Colin P said:
It would allow you to keep your pilots that are leaving connected and fairly current,
Current on what? An aircraft that they will ride into battle? Some cheapy little putt-putt with limited range, limited weapons, limited speed, and limited survivability in a real conflict? What may work in an Afghan situation will not work as well when somebody like China gets uppity.
Or do you think that they could simply get dropped into the cockpit of a serious machine at short notice and be able to operate it effectively?
What you are suggesting, and what keeps being suggested, is akin to the Cougar being bought as a "tank trainer" in the seventies.
If there were no tanks without crews for the tank-trainer crews to occupy, then they would have been trained for nothing.
Why have one tank regiment and three tank-trainer regiments? What would those crews do in wartime? It is unlikely that a lot of tank crews would die in undamaged vehicles that could simply be taken over.
The tank-trainer crews would never be sent into battle in crappy little moving targets.
One fights with what one has. If what one has is not up to the real job, then one is rather screwed, nein?
Why keep these Pilots current, and what is expected of them?
How many such people would there be? How many would be interested in flying something with a non-existent operational role? Precious few ex-Reg Kiowa Pilots seemed interested in flying them as Reservists - as Res F Pilots could not fly enough to maintain tactical quals and there was no establishment for Observers (or any possibility of training Res F candidates to the required standard). Max has said that he would not be interested in flying anything less than what he has now.
Where would these machines be flown? There is not a lot of free airspace around the cities to which ex-Reg Pilots tend to gravitate, and few ranges into which they could shoot. Most guys who wish to continue flying go to airlines. To find a pool large enough that might generate enough Pilots, one would therefore have to look at Toronto, Montreal, Vancouver etcetera. Where are the ranges? Where are the hangars? Who will maintain these machines?
Colin P said:
as well as doing CAS training with the army.
You really, really, really do not want that.
Colin P said:
I have argued for a lighter airframe for this role before
And I have pointed out the weaknesses of such arguments before.
Colin P said:
something like the armed Hawk
Again, do you really think that this is a good machine in which to send somebody off to engage a credible enemy? They'd achieve nothing more than glorious deaths. Wire my feet to the rudder pedals and my hands to the stick and throttle, Goose! Banzai! Banzai! Banzai! VCs for All.
Colin P said:
Also means that your pilots can still get flying in when your main fleet gets grounded for some safety reason
How often does that happen? For how long do these groundings happen? Long enough to refresh guys on another machine with completely different performance and handling, systems, procedures, cockpit layout? I've never seen that since I started flying 3.5 decades ago.
Colin P said:
It's entirely possible that air frames will get significant flight hour restrictions to make them last.
Yup.
But,
Colin P said:
A cheaper to run air frame will allow your pilots to practice many of the skillsets without incurring those hours on the main air frame.
No.
We have simulators, which perform much more like the real thing than a completely different machine that has no real reason to exist, and no retraining on a different type is required.
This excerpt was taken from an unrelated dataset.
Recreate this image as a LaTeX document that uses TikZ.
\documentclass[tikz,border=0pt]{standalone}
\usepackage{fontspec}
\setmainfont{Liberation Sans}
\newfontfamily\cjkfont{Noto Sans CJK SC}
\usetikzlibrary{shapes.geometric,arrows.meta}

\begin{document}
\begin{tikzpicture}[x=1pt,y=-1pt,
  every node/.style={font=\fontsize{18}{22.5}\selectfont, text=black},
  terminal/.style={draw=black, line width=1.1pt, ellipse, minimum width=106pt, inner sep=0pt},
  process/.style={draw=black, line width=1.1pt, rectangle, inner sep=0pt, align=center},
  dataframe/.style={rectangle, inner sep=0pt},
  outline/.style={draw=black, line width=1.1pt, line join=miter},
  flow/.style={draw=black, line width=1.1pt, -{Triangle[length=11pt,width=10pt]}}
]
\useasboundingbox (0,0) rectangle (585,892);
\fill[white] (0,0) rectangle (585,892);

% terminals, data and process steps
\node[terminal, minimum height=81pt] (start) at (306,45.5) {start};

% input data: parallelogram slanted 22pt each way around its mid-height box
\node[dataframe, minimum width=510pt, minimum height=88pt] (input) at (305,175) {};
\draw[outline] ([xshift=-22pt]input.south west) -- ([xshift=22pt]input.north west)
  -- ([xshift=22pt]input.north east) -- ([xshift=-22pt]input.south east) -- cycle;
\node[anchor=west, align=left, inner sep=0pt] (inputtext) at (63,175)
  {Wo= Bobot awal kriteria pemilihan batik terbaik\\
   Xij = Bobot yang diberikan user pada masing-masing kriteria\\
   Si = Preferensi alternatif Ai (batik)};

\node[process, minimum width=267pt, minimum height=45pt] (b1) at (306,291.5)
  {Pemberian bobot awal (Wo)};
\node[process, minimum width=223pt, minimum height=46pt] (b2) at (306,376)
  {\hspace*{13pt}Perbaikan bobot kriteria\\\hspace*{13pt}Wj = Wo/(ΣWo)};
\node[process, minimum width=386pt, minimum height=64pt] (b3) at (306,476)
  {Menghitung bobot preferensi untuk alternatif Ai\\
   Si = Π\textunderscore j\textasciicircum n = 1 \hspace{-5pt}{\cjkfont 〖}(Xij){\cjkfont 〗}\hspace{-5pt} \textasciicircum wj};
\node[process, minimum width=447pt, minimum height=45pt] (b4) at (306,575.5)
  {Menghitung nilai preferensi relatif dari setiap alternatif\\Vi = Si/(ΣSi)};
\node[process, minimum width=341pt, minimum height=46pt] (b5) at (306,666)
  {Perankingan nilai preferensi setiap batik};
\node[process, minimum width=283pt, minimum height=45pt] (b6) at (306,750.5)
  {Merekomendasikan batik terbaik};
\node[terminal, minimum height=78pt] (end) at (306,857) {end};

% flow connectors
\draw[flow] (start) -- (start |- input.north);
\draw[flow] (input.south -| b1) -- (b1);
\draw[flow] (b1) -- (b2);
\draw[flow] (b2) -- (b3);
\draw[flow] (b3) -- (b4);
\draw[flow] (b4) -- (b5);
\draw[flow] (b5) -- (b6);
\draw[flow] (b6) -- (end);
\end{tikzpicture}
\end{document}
If you want to have a military flying organization, then purchase the appropriate machines in the various categories - effective, capable aircraft, that will survive in the most demanding operational conditions imaginable. For anything with a ground attack role, that means a decent weapon load and the targeting systems to match, adequate speed and range, and the means to avoid detection and defend itself.
If you want a decent Infantry capability, buy enough proper rifles for all of them, and not a bunch of lever-action .22s.
Anything less is a waste of money at best, and a waste of lives and ultimate defeat at worst.